Filter these entries, keeping only lines that hold the word "chart".

====================

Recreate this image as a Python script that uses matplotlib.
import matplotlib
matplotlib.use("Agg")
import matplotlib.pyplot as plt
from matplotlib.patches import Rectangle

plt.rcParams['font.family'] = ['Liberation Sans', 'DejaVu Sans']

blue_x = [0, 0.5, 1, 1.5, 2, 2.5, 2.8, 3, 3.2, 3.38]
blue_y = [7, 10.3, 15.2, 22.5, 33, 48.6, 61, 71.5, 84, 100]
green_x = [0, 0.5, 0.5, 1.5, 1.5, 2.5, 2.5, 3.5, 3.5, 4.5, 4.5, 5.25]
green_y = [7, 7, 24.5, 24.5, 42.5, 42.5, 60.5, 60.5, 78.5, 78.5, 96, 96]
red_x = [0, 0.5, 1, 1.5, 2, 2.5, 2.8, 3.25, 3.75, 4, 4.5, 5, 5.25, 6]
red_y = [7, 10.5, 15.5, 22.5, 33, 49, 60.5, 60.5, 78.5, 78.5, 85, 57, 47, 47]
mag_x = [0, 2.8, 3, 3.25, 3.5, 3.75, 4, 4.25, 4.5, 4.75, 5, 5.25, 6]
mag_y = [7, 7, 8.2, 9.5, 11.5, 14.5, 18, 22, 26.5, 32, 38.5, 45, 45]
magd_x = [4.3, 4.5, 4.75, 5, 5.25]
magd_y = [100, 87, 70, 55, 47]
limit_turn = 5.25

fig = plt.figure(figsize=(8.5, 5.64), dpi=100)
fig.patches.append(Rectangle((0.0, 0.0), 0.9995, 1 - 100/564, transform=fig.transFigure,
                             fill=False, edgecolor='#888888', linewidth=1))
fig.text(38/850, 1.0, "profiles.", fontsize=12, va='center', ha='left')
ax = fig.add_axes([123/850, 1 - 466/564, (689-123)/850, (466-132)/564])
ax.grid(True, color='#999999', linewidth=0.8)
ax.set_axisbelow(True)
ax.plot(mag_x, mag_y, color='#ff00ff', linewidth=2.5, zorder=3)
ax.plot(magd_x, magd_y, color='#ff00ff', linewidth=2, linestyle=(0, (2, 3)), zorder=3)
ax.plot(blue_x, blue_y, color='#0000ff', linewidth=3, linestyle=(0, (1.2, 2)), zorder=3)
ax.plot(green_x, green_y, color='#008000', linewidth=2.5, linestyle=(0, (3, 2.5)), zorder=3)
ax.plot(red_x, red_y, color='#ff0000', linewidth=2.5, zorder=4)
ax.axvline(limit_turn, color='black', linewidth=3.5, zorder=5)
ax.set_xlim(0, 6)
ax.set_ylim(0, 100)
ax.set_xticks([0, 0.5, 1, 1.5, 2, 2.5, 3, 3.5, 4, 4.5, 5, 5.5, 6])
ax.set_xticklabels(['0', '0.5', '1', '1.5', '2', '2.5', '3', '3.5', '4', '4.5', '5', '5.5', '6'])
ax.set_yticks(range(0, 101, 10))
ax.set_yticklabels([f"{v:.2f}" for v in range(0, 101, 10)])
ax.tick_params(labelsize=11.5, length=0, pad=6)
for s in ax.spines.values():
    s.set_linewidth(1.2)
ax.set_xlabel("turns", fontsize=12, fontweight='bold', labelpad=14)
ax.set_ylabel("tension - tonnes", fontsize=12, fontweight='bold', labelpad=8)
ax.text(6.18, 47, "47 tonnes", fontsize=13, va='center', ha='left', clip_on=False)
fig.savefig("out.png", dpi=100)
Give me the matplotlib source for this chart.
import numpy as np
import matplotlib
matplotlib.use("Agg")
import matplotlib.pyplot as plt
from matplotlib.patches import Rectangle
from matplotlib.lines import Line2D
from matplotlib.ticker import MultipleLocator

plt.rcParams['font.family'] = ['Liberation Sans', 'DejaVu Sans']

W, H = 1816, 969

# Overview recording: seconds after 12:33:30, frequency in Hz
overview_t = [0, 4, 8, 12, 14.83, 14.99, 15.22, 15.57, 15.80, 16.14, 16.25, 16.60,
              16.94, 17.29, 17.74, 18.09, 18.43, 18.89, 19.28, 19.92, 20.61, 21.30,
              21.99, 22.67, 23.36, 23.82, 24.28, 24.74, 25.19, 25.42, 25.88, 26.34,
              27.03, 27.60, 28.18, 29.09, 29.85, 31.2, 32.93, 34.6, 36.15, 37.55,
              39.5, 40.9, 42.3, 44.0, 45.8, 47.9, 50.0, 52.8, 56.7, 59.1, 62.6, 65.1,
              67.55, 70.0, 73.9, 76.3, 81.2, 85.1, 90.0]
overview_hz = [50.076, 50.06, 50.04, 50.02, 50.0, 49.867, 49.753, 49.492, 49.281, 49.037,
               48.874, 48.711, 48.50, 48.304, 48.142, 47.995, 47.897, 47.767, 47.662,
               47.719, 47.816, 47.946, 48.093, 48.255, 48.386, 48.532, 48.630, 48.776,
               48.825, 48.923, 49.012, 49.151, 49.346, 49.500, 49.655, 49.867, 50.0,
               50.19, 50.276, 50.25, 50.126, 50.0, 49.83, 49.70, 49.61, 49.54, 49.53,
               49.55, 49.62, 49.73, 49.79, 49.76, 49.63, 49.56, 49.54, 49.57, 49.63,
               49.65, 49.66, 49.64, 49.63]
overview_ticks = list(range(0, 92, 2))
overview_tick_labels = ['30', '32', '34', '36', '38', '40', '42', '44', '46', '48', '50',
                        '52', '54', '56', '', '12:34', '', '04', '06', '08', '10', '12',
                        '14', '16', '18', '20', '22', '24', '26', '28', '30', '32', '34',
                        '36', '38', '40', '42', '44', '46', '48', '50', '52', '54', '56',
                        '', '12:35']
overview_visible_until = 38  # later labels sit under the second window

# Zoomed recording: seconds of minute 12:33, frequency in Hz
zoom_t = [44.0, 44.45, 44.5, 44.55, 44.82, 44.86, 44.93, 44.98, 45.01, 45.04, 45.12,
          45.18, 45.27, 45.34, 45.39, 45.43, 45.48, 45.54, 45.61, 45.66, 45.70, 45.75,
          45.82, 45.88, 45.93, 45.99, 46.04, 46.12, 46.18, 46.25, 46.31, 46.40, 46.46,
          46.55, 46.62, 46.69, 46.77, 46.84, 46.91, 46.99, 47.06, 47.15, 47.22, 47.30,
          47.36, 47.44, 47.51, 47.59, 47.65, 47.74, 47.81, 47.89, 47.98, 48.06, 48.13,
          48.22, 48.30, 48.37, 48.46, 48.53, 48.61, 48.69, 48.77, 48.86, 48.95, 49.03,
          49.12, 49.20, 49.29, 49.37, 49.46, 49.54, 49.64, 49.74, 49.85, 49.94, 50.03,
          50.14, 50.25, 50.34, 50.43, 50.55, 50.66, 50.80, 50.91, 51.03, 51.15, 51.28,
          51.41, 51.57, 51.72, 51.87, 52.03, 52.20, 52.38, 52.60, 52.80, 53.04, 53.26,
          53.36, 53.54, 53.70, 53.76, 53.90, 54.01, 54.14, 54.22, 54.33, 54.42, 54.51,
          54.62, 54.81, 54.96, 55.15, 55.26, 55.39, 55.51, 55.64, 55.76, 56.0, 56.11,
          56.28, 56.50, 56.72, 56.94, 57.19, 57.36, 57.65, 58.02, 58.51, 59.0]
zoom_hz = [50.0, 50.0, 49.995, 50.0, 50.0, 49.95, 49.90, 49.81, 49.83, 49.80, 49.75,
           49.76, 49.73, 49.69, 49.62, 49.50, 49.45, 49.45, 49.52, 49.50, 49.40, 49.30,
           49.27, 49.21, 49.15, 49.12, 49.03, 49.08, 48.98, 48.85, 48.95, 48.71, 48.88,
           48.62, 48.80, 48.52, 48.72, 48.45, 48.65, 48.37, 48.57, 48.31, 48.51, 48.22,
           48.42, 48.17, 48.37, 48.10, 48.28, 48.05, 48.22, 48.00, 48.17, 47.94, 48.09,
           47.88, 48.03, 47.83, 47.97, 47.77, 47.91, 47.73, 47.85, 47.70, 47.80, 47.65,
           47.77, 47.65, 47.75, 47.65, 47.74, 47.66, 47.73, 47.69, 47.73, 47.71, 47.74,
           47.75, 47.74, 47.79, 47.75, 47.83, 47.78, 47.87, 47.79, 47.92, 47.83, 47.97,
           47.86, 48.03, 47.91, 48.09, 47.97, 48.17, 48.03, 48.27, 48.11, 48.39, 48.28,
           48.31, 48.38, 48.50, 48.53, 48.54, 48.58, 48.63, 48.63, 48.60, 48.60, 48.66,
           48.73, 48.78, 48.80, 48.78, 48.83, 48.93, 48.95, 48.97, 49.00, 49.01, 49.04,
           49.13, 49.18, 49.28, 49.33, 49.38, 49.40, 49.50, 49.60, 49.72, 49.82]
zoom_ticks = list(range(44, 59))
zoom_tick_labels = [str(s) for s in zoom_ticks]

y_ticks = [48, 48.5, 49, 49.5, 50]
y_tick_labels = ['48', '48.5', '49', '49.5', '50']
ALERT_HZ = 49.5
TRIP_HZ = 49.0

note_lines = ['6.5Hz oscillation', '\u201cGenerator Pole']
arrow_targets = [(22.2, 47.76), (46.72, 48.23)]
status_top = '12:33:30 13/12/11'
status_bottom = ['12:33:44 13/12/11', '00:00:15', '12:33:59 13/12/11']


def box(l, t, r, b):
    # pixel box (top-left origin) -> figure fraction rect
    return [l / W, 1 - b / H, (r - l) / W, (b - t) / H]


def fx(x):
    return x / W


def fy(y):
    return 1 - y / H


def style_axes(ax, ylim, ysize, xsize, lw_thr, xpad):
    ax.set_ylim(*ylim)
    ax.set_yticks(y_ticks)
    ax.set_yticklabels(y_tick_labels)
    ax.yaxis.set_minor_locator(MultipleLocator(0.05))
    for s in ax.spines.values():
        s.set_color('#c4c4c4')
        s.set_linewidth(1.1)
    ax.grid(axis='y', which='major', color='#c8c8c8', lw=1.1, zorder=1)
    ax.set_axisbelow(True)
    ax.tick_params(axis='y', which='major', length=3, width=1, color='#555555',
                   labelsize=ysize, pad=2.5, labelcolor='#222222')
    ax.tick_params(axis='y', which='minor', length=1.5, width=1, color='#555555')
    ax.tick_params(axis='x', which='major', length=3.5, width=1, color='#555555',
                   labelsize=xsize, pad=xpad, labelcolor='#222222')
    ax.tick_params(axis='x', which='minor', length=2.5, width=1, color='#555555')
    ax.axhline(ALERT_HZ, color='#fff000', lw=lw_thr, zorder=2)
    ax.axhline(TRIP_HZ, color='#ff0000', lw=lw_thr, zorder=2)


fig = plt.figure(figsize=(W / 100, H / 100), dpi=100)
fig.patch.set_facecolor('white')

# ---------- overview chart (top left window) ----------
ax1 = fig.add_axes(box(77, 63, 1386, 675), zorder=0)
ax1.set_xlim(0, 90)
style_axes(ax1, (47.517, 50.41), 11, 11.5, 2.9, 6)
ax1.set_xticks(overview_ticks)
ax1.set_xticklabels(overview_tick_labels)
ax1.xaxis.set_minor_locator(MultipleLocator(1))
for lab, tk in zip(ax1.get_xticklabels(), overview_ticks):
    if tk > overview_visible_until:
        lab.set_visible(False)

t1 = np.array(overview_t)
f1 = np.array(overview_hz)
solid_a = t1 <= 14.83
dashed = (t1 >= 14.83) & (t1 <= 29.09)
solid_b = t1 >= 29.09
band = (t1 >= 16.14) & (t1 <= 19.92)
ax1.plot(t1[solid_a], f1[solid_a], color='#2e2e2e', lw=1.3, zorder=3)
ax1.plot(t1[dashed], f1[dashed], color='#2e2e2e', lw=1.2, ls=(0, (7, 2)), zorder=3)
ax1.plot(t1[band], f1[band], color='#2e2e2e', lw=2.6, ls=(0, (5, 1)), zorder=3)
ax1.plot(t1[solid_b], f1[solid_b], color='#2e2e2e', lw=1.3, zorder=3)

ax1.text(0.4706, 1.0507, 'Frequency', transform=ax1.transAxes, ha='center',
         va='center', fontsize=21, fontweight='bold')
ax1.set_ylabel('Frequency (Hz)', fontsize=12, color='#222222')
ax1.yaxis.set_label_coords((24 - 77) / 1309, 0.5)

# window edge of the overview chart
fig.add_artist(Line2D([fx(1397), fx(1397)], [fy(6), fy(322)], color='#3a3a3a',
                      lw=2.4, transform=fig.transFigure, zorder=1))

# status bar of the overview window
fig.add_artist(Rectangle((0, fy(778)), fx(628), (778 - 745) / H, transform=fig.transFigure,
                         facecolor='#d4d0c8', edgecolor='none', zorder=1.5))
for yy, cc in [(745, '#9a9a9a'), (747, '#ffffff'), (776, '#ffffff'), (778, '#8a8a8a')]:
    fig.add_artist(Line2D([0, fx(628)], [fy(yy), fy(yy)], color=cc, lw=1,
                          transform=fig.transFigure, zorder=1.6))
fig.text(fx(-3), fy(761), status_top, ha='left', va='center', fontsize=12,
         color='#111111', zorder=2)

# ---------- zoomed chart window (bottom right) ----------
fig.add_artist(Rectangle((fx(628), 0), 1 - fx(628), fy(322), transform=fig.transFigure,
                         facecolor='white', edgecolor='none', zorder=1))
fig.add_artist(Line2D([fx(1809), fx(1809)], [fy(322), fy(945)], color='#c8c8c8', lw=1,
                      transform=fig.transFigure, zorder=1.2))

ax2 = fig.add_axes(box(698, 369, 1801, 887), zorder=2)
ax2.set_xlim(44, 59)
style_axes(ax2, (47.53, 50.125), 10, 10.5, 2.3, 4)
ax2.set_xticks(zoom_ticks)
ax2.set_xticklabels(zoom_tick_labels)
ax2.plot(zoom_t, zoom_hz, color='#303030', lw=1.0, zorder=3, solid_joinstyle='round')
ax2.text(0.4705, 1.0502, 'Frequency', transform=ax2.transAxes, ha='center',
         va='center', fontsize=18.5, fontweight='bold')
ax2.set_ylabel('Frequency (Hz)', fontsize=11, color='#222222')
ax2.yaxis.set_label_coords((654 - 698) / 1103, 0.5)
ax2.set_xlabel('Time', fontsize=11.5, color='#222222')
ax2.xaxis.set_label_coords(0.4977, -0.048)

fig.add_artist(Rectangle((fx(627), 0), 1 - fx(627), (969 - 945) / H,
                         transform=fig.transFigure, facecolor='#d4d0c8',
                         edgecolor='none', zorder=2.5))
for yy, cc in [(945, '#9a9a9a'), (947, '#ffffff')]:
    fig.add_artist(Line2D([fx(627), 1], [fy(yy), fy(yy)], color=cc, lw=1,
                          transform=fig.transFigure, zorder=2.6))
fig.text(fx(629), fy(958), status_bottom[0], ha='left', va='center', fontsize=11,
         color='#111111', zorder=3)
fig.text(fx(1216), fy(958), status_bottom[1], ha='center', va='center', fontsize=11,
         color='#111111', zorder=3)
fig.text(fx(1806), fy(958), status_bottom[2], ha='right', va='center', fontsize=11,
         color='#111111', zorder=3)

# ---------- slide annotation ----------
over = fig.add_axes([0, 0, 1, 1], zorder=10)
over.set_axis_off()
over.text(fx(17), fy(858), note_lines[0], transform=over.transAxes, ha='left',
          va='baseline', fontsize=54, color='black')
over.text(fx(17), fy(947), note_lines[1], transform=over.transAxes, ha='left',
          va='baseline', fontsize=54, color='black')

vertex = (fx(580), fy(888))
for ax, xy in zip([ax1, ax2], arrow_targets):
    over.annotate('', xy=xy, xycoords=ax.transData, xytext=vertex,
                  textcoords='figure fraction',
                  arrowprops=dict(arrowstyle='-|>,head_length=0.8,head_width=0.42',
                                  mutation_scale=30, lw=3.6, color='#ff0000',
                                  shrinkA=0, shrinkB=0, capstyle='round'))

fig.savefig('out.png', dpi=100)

====================

CORRECT OUTPUT —
Give me the matplotlib source for this chart.
# ---------- overview chart (top left window) ----------
# window edge of the overview chart
# ---------- zoomed chart window (bottom right) ----------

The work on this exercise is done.